We need to be clear with four fundamental concepts in order to understand Indian thought. We can use them as an aerial rope as we proceed to make our way through the jungles of the Indian philosophical traditions.
Liberation
All schools of Indian thought begin with an investigation of the question – what is the use of this school of thought? Why should one learn these ideas, why should one lead one’s life according to its principles? All the schools of thought first provide an answer to this question before embarking on an exposition of the central idea. The answers they provide can be condensed into a single word – liberation. This concept is explained using various words – mukti, moksham, veedupEru (taking on various shades of meaning, including freedom, release, relief and attainment -tr). These words denote different subtle ideas in different schools of thought. But all the schools of Indian thought are common in their shared understanding that the ultimate purpose of any knowledge should be liberation.
In order to speak of liberation, we must establish an idea very clearly first. It is that man is always held in bondage. Indian thought starts with the preliminary understanding that man is held in bondage by his own ignorance. Ignorance is suffering. Philosophical knowledge should liberate man from his suffering.
Therefore it is always clear what philosophical thinking should ultimately do for man. It has to find a way to eradicate the suffering caused by ignorance or wrong knowledge. It has no other use. There is no obligation for it to provide man with any immediate worldly gain.
From the time man is born he is entirely in the grip of nature. The Gita says that man is shrouded by ignorance the way a baby is shrouded by the womb. This is a deep metaphor. Man is formed in the womb, but it is only when he is able to break open and emerge that he can be born. Similarly man is formed out of nature. However it this only when he tears apart the ignorance nature confers on him can he be born a man.
Knowledge is necessary for this transformation. Man starts to learn about everything around him. Each bit of knowledge frees him. A man learns the nature of water, that knowledge is one kind of freedom. Once man learns the nature of fire, that is another kind of freedom. The knowledge of electricity frees man a little bit more. There comes a time when he naturally starts having questions about his own nature. He starts to ask who he really is.
This question comes to him like a bolt in three ways. 1. Where do I come from? Where do I go after my death? 2. How do I know this world, and is my knowledge true? 3. What is my place in this vast universe? What is the meaning of my life?
If he does not have answers to these questions then he is no longer able to face life. At every moment he is filled with suffering and depression. The philosophical term for this suffering is ‘dukkha’. Philosophy should provide the answers for his questions and liberate him from his suffering.

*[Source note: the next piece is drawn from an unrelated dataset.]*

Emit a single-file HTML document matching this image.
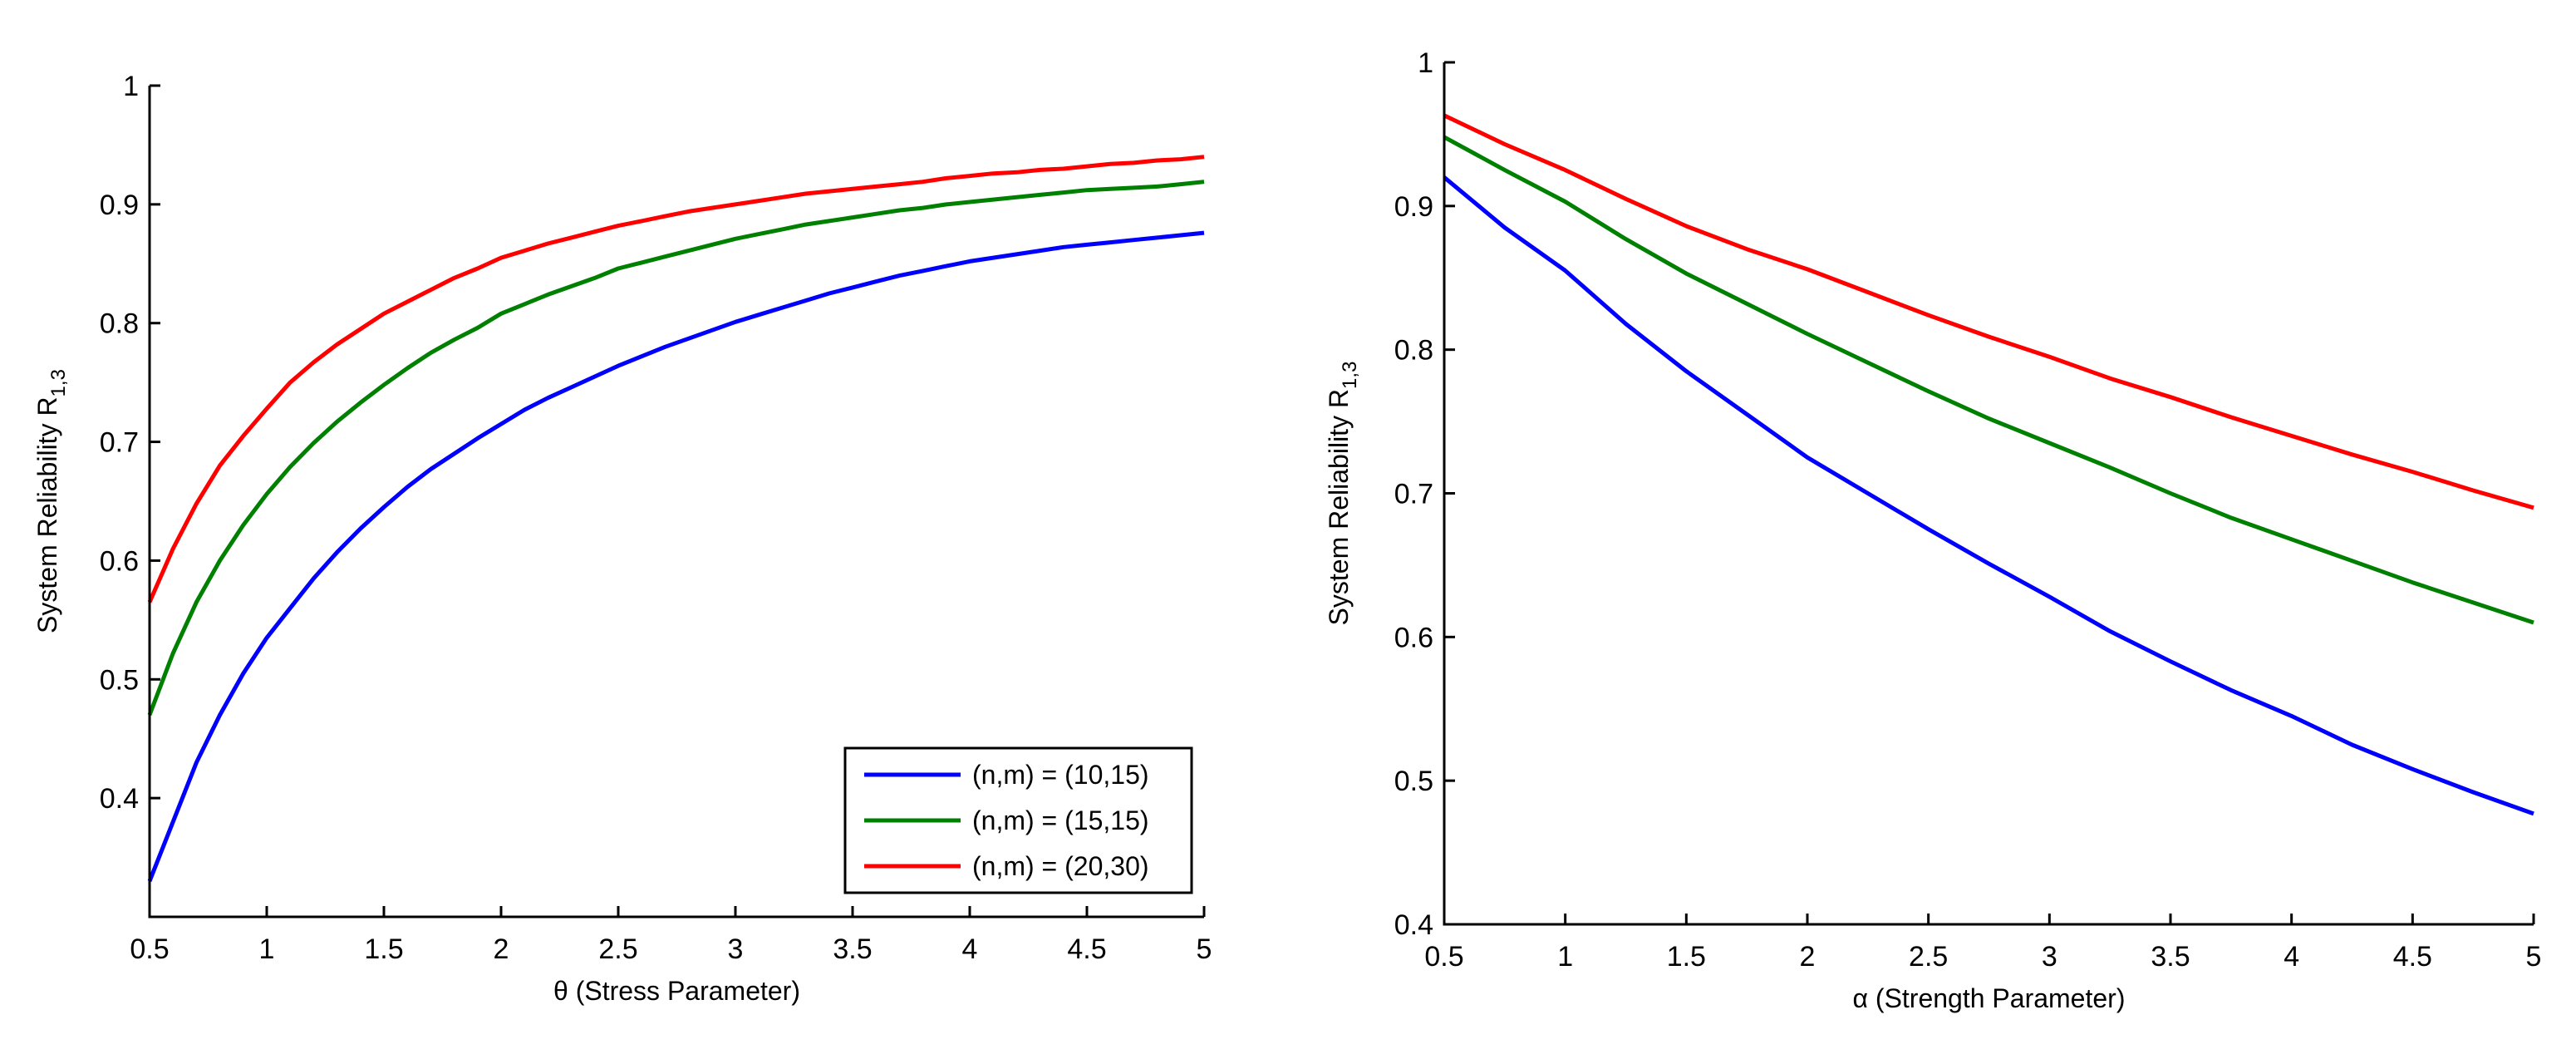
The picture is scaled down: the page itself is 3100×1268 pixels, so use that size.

One can go so far as to say that science, philosophy as well as the many branches of knowledge available today try to answer each of the questions listed above in their own ways.
Each Indian philosophy has a different interpretation for what it means to be liberated. What does the atheistic philosophy of Sankhya say about liberation? It holds that this universe was created out of primordial nature, an unmanifest material unity. The three qualities of stasis (harmony and contentment, sattva), antistasis (darkness and chaos, tamas) and dynamics (energy and passion, rajas) were perfectly balanced in it. When that balance was disturbed, that material unity became differentiated into many. That is what we see around us as the universe. When we encounter the universe in its many forms, we are not able to understand its real nature. So we suffer. But if we could transcend the three qualities and integrate them within ourselves then we would also be able to understand the nature of the whole universe as but the varied manifestation of one underlying reality. That knowledge destroys our anxieties about the universe and liberates us from our suffering.
What would be a Vedanta practitioner’s answer to this question? A Vedanti would say that what appears as this universe to me is not real at all. What I see is only a projection formed as a result of my basic tendencies. It does not exist. Only the substrate that underlies what I see has real existential basis. Hence the universe does not exist, only the substrate exists.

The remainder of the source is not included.